Exercise instructions: Write out the listing from the line with "Recreate this image as a Python" to the line with "np.arange(378, 701, 2)])", both lines included, exactly and nothing beyond. Leave pictures out.

Listed records:
- - - - -

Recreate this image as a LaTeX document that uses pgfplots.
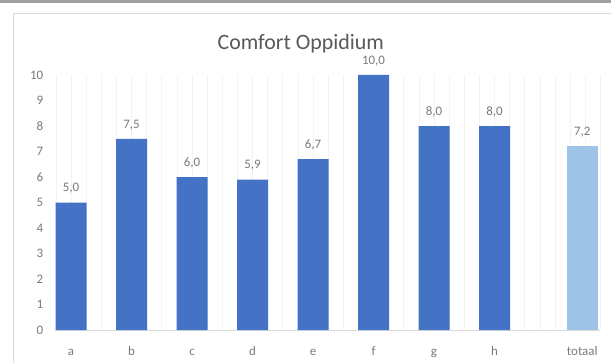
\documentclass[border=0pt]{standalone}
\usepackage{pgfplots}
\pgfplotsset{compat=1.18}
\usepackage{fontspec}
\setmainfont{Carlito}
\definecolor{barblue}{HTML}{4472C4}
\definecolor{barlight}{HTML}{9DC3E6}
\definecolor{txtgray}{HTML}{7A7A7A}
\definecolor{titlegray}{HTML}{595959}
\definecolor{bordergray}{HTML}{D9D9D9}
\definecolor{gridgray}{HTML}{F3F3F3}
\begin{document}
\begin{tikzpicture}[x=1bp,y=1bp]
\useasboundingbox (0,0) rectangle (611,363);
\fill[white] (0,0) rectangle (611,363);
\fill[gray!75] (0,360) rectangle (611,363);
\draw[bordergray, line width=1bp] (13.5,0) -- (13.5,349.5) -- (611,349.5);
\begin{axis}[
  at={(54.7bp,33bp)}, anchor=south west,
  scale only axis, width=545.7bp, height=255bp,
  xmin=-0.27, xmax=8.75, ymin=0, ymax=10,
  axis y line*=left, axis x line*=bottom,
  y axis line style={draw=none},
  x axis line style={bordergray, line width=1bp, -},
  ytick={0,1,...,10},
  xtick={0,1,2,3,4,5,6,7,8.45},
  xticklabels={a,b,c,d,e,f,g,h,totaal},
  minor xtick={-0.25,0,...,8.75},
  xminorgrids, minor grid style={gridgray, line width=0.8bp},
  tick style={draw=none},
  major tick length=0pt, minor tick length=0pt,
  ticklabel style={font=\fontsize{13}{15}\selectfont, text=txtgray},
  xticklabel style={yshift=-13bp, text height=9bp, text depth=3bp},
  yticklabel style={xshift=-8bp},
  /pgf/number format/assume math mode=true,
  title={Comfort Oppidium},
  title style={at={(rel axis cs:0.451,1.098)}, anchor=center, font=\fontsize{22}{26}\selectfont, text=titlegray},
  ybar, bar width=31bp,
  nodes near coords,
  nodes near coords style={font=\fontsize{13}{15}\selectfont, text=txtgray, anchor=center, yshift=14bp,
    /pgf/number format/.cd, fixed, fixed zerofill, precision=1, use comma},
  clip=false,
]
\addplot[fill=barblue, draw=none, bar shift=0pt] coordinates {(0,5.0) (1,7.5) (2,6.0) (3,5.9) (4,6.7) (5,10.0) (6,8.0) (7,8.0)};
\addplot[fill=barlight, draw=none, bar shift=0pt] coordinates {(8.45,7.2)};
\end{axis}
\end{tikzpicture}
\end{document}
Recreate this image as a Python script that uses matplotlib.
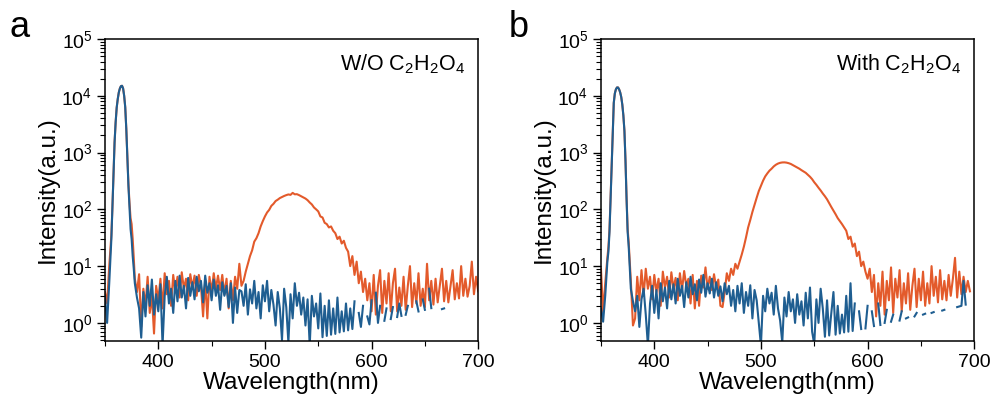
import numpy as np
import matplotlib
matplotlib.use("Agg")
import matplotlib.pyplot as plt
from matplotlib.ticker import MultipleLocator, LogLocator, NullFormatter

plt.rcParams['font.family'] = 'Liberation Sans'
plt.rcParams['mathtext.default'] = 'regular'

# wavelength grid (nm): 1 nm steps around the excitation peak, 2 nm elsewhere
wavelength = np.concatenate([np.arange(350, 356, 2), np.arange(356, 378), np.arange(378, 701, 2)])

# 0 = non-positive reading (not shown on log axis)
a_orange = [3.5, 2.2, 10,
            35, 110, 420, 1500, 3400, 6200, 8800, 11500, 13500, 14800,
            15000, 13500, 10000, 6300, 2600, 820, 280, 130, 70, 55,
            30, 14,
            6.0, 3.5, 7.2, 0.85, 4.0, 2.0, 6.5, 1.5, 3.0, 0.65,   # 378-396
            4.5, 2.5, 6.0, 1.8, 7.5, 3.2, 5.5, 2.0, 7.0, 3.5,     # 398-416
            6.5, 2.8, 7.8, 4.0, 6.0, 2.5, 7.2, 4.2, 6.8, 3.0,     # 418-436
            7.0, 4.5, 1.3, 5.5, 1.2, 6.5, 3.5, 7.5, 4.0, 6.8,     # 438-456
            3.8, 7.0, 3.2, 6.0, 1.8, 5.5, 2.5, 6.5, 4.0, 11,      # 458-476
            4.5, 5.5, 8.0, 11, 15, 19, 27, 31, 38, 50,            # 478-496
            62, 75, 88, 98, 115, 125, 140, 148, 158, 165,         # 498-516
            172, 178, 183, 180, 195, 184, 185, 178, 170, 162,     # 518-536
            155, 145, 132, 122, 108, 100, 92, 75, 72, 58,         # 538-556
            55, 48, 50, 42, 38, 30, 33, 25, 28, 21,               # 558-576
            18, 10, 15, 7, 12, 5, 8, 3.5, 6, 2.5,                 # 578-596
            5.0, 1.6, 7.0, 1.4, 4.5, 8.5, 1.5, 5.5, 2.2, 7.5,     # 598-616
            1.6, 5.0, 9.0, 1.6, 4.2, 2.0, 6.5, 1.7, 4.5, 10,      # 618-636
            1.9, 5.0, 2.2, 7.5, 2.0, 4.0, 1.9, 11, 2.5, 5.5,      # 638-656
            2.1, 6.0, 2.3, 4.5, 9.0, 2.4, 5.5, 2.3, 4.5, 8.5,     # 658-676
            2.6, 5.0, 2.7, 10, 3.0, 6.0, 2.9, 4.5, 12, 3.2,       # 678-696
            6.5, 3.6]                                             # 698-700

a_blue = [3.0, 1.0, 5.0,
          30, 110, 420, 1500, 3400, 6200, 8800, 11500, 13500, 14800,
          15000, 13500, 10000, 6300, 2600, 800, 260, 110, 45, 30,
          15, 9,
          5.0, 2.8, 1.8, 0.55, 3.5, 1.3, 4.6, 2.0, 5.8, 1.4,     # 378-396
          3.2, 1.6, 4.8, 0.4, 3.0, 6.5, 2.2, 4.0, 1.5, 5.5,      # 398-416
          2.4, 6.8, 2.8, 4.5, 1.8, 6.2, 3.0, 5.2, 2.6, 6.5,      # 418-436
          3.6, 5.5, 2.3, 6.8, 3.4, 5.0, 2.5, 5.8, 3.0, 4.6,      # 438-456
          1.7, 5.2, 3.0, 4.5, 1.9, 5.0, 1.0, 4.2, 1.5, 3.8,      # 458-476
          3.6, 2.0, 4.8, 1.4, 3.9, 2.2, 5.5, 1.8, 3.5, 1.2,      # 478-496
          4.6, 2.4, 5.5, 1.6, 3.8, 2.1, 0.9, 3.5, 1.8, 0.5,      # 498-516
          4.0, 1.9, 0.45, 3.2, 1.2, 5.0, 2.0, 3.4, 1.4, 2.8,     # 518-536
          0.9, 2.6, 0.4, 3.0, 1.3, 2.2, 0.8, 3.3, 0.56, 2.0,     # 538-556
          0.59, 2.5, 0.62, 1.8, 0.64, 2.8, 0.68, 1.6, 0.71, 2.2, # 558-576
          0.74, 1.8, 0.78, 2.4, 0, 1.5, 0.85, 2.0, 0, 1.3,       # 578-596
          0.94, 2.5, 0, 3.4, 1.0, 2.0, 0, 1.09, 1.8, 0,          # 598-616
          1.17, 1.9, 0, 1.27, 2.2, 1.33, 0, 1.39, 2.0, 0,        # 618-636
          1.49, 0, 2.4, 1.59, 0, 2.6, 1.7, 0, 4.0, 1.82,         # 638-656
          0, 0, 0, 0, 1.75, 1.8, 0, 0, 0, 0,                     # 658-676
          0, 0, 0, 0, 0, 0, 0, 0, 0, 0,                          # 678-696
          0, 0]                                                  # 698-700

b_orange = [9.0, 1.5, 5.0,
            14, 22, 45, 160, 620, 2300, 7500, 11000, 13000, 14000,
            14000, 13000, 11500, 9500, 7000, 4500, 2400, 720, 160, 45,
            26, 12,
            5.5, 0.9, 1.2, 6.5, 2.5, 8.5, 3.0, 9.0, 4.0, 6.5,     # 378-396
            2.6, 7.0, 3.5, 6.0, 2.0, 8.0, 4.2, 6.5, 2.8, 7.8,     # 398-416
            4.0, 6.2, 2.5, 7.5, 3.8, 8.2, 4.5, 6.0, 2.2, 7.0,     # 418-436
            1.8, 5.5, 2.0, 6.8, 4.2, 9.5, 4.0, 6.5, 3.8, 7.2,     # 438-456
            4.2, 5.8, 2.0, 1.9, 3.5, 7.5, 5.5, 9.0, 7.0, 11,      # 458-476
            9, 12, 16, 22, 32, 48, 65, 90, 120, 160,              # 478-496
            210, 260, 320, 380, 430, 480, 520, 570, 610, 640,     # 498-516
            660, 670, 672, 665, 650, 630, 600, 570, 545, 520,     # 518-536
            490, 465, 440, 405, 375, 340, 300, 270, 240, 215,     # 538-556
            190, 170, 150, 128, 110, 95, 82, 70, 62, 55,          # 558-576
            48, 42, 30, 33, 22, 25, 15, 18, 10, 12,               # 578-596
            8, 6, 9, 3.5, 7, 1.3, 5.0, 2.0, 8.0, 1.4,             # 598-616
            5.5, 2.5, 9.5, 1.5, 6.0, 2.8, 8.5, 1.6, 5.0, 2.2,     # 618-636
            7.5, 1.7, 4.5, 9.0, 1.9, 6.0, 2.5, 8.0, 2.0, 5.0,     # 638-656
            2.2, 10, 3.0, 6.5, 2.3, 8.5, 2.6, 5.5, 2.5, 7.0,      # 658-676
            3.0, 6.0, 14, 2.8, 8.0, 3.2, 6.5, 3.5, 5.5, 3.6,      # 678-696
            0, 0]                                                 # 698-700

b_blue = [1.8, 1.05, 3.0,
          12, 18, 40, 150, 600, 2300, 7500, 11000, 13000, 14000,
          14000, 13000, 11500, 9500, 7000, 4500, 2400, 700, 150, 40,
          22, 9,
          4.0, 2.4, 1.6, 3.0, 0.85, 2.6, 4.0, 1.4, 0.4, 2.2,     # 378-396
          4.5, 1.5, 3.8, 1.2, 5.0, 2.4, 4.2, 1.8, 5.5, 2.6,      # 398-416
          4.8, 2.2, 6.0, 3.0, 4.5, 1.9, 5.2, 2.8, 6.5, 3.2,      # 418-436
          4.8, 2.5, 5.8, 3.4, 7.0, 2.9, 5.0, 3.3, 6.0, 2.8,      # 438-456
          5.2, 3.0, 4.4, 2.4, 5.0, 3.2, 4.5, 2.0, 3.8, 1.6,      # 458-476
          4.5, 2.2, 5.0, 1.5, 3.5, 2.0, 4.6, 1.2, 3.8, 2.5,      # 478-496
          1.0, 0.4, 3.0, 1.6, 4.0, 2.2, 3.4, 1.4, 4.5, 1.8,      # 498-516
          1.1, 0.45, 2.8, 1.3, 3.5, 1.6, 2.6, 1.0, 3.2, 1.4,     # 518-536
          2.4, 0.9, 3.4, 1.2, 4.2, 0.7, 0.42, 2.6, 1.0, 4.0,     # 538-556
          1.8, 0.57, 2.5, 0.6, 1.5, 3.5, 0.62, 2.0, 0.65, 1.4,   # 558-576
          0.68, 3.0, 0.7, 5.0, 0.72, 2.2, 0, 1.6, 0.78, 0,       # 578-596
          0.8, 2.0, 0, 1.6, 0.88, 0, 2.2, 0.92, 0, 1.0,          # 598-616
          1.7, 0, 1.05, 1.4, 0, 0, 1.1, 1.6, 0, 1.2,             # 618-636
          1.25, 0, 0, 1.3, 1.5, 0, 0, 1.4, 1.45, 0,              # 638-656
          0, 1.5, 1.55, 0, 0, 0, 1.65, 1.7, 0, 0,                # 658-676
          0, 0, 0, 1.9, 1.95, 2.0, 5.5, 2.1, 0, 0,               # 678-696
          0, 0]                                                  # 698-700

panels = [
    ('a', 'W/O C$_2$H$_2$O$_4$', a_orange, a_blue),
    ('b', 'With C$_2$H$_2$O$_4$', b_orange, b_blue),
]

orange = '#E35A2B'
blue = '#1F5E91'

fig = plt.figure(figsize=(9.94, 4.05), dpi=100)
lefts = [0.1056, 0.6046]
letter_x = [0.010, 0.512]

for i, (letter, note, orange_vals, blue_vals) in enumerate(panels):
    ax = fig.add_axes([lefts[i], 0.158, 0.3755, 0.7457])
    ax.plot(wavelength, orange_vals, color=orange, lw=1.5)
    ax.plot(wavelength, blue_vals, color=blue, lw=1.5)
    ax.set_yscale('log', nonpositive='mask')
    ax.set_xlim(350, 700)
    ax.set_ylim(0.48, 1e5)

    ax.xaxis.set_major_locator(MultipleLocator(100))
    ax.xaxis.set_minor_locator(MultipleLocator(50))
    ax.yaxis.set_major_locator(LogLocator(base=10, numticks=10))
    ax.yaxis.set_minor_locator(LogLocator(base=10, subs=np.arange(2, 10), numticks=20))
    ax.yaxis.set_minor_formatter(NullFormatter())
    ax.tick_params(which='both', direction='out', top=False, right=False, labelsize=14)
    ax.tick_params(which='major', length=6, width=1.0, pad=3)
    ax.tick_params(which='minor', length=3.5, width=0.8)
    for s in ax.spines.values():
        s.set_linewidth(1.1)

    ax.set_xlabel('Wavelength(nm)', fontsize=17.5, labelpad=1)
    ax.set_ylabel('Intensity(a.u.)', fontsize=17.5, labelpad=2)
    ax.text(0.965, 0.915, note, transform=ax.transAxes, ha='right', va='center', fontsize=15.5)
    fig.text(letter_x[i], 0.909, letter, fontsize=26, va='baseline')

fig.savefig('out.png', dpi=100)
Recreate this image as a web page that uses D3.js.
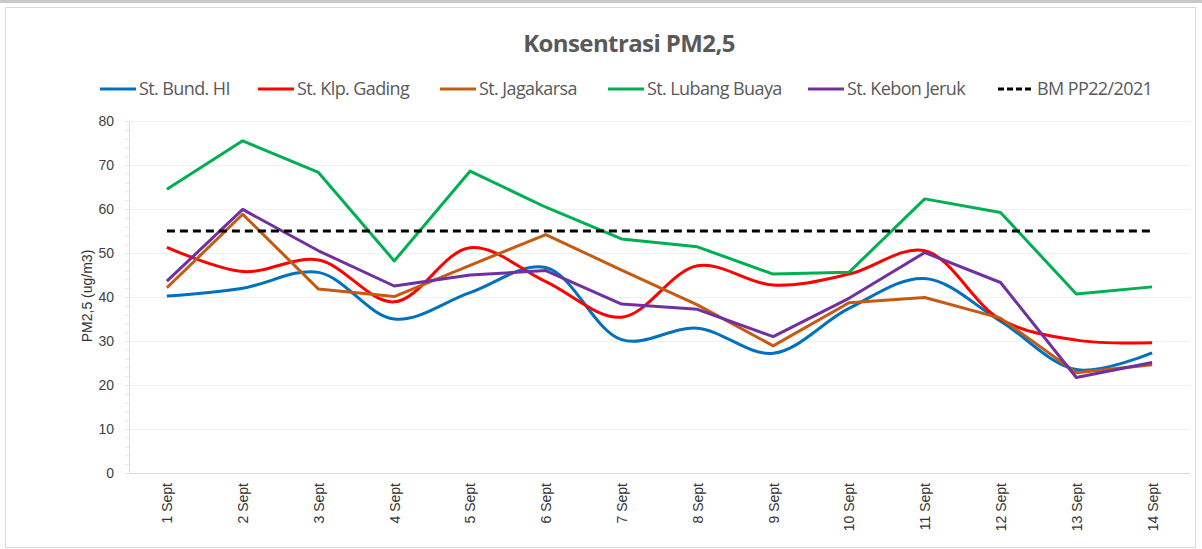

- - - - -

Solution below:
Recreate this image as a Python script that uses matplotlib.
import numpy as np
import matplotlib
matplotlib.use("Agg")
import matplotlib.pyplot as plt
from matplotlib.ticker import MultipleLocator, LogLocator, NullFormatter

plt.rcParams['font.family'] = 'Liberation Sans'
plt.rcParams['mathtext.default'] = 'regular'

# wavelength grid (nm): 1 nm steps around the excitation peak, 2 nm elsewhere
wavelength = np.concatenate([np.arange(350, 356, 2), np.arange(356, 378), np.arange(378, 701, 2)])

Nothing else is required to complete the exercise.